Campbell and Vanderwalker reconstructed Harry Houdini’s plunge into the Charles River. (Courtesy Peter Vanderwalker)
Public Responsibility
Vanderwalker and Campbell had fun when, in 2004, they reconstructed Harry Houdini’s plunge into the Charles River for a famous article, “Charles River Magic.” Vanderwalker used his bonafide before-and-after technique to show where the magician one stood, and show how the skyline had changed beyond, accompanied by Campbell’s waxing poetry.
In 2005, Kira Gould interviewed Campbell for AN. Campbell credited Ada Louise Huxtable with making architecture criticism popular around the country when he was just getting his start, and paving the way for more of it in legacy media publications like The Boston Globe and Dallas Morning News.
Campbell told Gould his other writing influences were Jane Jacobs, Randall Jarrell, George Bernard Shaw, Clement Greenberg, and Edmund Wilson. He also said he didn’t think of himself as an activist critic, although he admitted “activist criticism” can be a “positive force.” Weighing himself against Blair Kamin and Michael Sorkin, Campbell noted, “It is not my temperament to take that attitude, but it’s certainly a valid strategy.”
Campbell gave another interview in 2011 for Huffington Post about why architecture criticism matters, noting that architecture criticism is “different.” “It tries, at its best, to stimulate and participate in a conversation about the environments we create for ourselves and how we could perhaps make them better,” he said. “A critic’s responsibility is to the public.”

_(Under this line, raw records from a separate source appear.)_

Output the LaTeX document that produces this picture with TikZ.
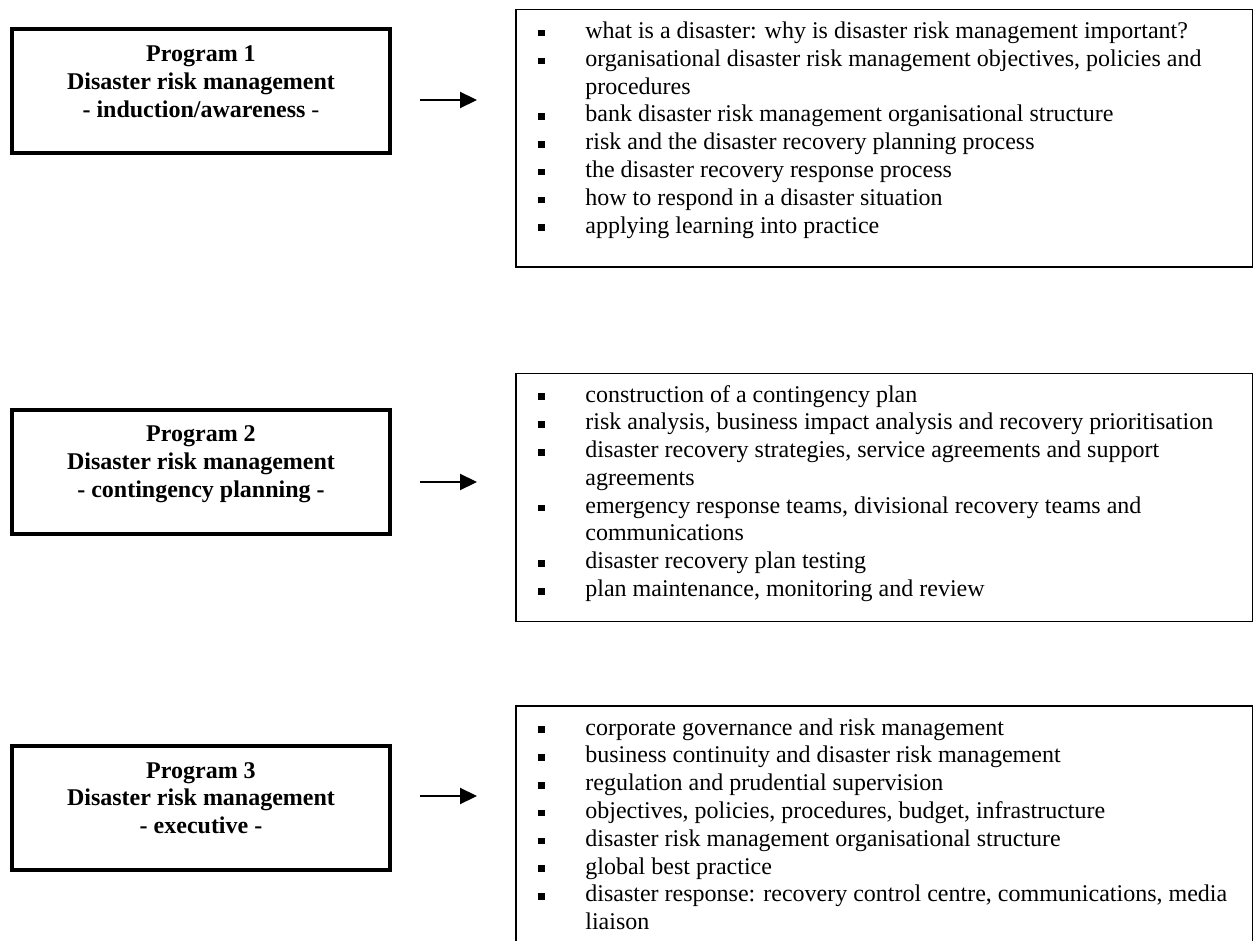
\documentclass[tikz,border=0pt]{standalone}
\usepackage{fontspec}
\setmainfont{Liberation Serif}
\usetikzlibrary{arrows.meta}
\newcommand{\bul}{\makebox[23.5pt][l]{\raisebox{1pt}{\rule{3.3pt}{3.3pt}}}}
\begin{document}
\begin{tikzpicture}[x=0.5pt,y=-0.5pt,
  prog/.style={draw, line width=2pt, minimum width=189pt, minimum height=62pt, inner sep=0pt, outer sep=0pt},
  progtext/.style={anchor=base, inner sep=0pt, font=\fontsize{12}{13.8}\selectfont\bfseries},
  listbox/.style={draw, line width=0.75pt, anchor=north west, minimum width=368.25pt, inner sep=0pt, outer sep=0pt},
  listtext/.style={anchor=base west, inner sep=0pt, font=\fontsize{12}{13.9}\selectfont},
  arr/.style={line width=1.1pt, -{Triangle[length=8.5pt,width=8pt]}}]
\useasboundingbox (0,0) rectangle (1254,941);
\fill[white] (0,0) rectangle (1254,941);
\clip (0,0) rectangle (1254,941);

% Program boxes
\node[prog] (p1) at (201,91) {};
\node[prog] (p2) at (201,472) {};
\node[prog] (p3) at (201,808) {};

\node[progtext] (t1) at (201,62) {\begin{tabular}[t]{@{}c@{}}Program 1\\Disaster risk management\\- induction/awareness {\mdseries -}\end{tabular}};
\node[progtext] (t2) at (201,442) {\begin{tabular}[t]{@{}c@{}}Program 2\\Disaster risk management\\- contingency planning -\end{tabular}};
\node[progtext] (t3) at (201,778) {\begin{tabular}[t]{@{}c@{}}Program 3\\Disaster risk management\\- executive -\end{tabular}};

% List boxes
\node[listbox, minimum height=128.75pt] (r1) at (515.75,9.75) {};
\node[listbox, minimum height=123.75pt] (r2) at (515.75,373.75) {};
\node[listbox, minimum height=130pt] (r3) at (515.75,705.75) {};

\node[listtext] (l1) at (538,38.5) {\begin{tabular}[t]{@{}l@{}l@{}}
\bul & what is a disaster: why is disaster risk management important?\\
\bul & organisational disaster risk management objectives, policies and\\
 & procedures\\
\bul & bank disaster risk management organisational structure\\
\bul & risk and the disaster recovery planning process\\
\bul & the disaster recovery response process\\
\bul & how to respond in a disaster situation\\
\bul & applying learning into practice
\end{tabular}};

\node[listtext] (l2) at (538,402) {\begin{tabular}[t]{@{}l@{}l@{}}
\bul & construction of a contingency plan\\
\bul & risk analysis, business impact analysis and recovery prioritisation\\
\bul & disaster recovery strategies, service agreements and support\\
 & agreements\\
\bul & emergency response teams, divisional recovery teams and\\
 & communications\\
\bul & disaster recovery plan testing\\
\bul & plan maintenance, monitoring and review
\end{tabular}};

\node[listtext] (l3) at (538,735) {\begin{tabular}[t]{@{}l@{}l@{}}
\bul & corporate governance and risk management\\
\bul & business continuity and disaster risk management\\
\bul & regulation and prudential supervision\\
\bul & objectives, policies, procedures, budget, infrastructure\\
\bul & disaster risk management organisational structure\\
\bul & global best practice\\
\bul & disaster response: recovery control centre, communications, media\\
 & liaison
\end{tabular}};

% Arrows
\coordinate (a1s) at (420,100); \coordinate (a1e) at (477,100);
\coordinate (a2s) at (420,482); \coordinate (a2e) at (477,482);
\coordinate (a3s) at (420,796); \coordinate (a3e) at (477,796);
\draw[arr] (a1s) -- (a1e);
\draw[arr] (a2s) -- (a2e);
\draw[arr] (a3s) -- (a3e);
\end{tikzpicture}
\end{document}
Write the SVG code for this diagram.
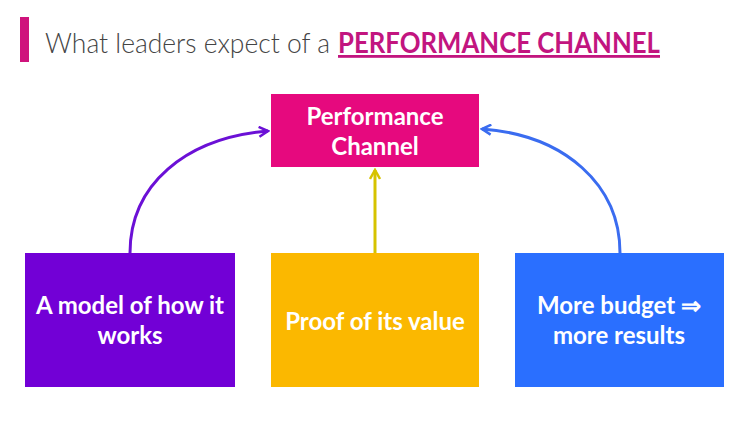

“It’s always fun to write about architecture in Boston,” Campbell said later in life. “People may hate it, they may love it, but they always seem to have an opinion. We care about the quality of the world we build.”
“The Central Artery” article (Courtesy Peter Vanderwalker)
The last architecture review Campbell wrote for The Boston Globe was in 2017—it was sprinkled with the insights of a wise sage. “An iconic building shouldn’t resemble any other, or it wouldn’t be iconic,” Campbell said about Northeastern University’s Interdisciplinary Science and Engineering Complex. “I’m grateful for architecture that expresses so many ambitions. It would be nice if it happened more often.”
Indeed, Campbell will be remembered and cherished for writing about architecture in ways that made it comprehensible to Bostonians—that rowdy bunch with keen ears for both bullshit and poetry. That writing changed people’s opinions, started debates, and made us chuckle, all in service to the public good. His voice will be missed.
If anything, we need more Robert Campbells—critics who can translate the built environment into public language, who can hold designers, planners, and institutions accountable, and who remind us that cities are not just made of buildings, but of values.
Architecture needs interpreters. Civic life depends on it.
(Let’s bring back the Pru Awards.)
Chris Grimley is a graphic designer and founder of SIGNALS, based in Boston. As an author and graphic designer he has developed books on architecture and photography monographs, archival surveys, the complex legacy of urban renewal, including Heroic: Concrete Architecture and the New Boston (The Monacelli Press, 2015); Imagining the Modern: Architecture and Urbanism of the Pittsburgh Renaissance (The Monacelli Press, 2019) and the forthcoming Late Modernism and Other Latenesses: Architecture, Materials, and Media After Time (Park Books 2026).
Like Kubo, Robert Campbell was the first architecture critic AN news editor Dan Jonas Roche, another Boston boy, read.